Sunday, November 1, 2009

American literature 1800-1890

American literature 1800-1890
Nationalism: a call for a national literature
Three different points of view:
1. One wanted books that expressed special characters of the nation, not books which were based on European literature.
2. Another group felt that American literature was too young to declare it’s independence from the British literary tradition.
3. The third group felt that the call for a national literature was a mistake. To them, good literature was universal, always rising above time and place where it was written.

Novels
* Novels were the first popular literature of the newly independent United States.
* There were almost no American novels written before the revolution
*The Novel was considered dangerous form of literature by the American Puritans. Novels put “immoral” ideas in the heads of young people.

Modern Chivalry (1792) by Hugh Henry Brackenridge. He wanted to achieve a reform in morals and manners of the people


Brockden Brown (Wieland): had the ability to describe complicated and often cruel minds. Wrote psychological gothic novels.

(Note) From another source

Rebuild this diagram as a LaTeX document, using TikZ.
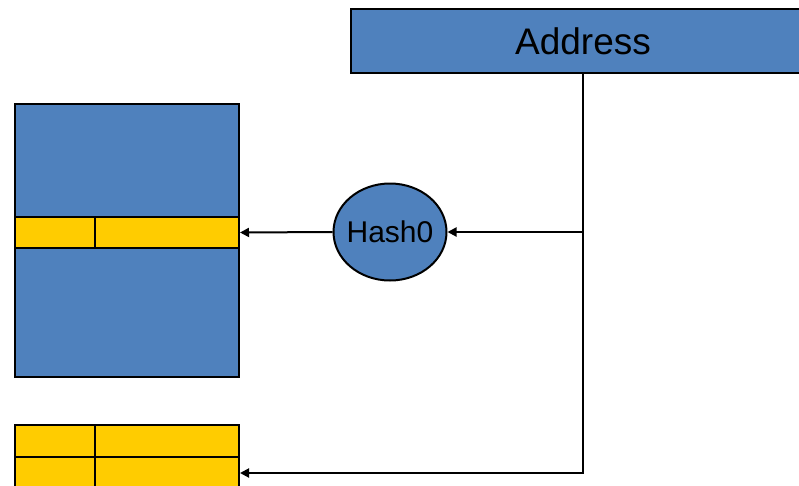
\documentclass[tikz,border=0pt]{standalone}
\usepackage{fontspec}
\setmainfont{Liberation Sans}
\usetikzlibrary{arrows.meta,shapes.geometric}
\definecolor{boxblue}{HTML}{4F81BD}
\definecolor{cellyellow}{HTML}{FFCC00}
\begin{document}
\begin{tikzpicture}[x=1pt,y=-1pt,line width=2pt,
  bluebox/.style={draw=black,fill=boxblue,inner sep=0pt,anchor=north west},
  cellbox/.style={draw=black,fill=cellyellow,inner sep=0pt,anchor=north west,minimum height=32pt},
  conn/.style={draw=black,line width=2pt,-{Triangle[length=9pt,width=9pt]}}]
\useasboundingbox (0,0) rectangle (799,485);
\clip (0,0) rectangle (799,485);
% Address bar
\node[bluebox,minimum width=464pt,minimum height=64pt,font=\fontsize{37}{40}\selectfont] (addr) at (350,8) {Address};
% memory block
\node[bluebox,minimum width=224pt,minimum height=273pt] (mem) at (14,103) {};
\node[cellbox,minimum width=80pt,minimum height=31pt] (s1) at (14,216) {};
\node[cellbox,minimum width=144pt,minimum height=31pt] (s2) at (94,216) {};
% bottom table
\node[cellbox,minimum width=80pt] (b1) at (14,424) {};
\node[cellbox,minimum width=144pt] (b2) at (94,424) {};
\node[cellbox,minimum width=80pt] (b3) at (14,456) {};
\node[cellbox,minimum width=144pt] (b4) at (94,456) {};
% hash
\node[ellipse,draw=black,fill=boxblue,inner xsep=-8pt,inner ysep=0pt,minimum width=113pt,minimum height=97pt,font=\fontsize{30}{32}\selectfont] (hash) at (390,232) {Hash0};
% connectors
\coordinate (j1) at (582,232);
\draw[conn] (addr.south) |- (b4.east);
\draw[conn] (j1) -- (hash.east);
\draw[conn] (hash.west) -- (s2.east);
\end{tikzpicture}
\end{document}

Washington Irving: Rip Van Winkle and The Legend of Sleepy Hollow.



An American Renaissance:
In the 1830s and 1840s there was a call for the “new spiritual era.” The young intellectuals of Boston were dissatisfied with the old patriotism. America’s power and wealth did not interest them. They wanted to explore the inner life. They studied the Greek, German, and Indian philosophers. Many kept diaries about their life and feelings. Others became vegetarians and nudists.
Transcendentalism: a movement of feeling and beliefs rather than a system of philosophy. Transcendentalist rejected both the conservative Puritanism of their ancestors and the newer, liberal faith of Unitarianism (a branch of Christian church which does not believe in the Trinity [the union of Father, Son and Holy Spirit in one God].)
They saw both religions as “negative, cold, lifeless.” Although they respected Christ for the wisdom of his teachings, they thought of the works of Shakespeare and the great philosophers as equally important.
The Transcendentalists tried to find the truth through feeling and intuition rather than through logic. They found God everywhere, in man and nature. In many ways nature was their Bible:

Sea, earth, air, sound, silence
Plant, quadruped, bird
By one music enchanted,
One deity stirred.
(Ralph Waldo Emerson)

Major literary figures:
1. Ralph Waldo Emerson(1803-1882):
He founded the “Transcendental Club.” It’s magazine, The Dial, was the true voice of their thought and feelings.
and Henry David Thoreau
The Transcendentalists divided into two groups:
1. Those who were interested in social reform
2. Those interested in the individual (such as Ralph Waldo Emerson and Henry David Thoreau).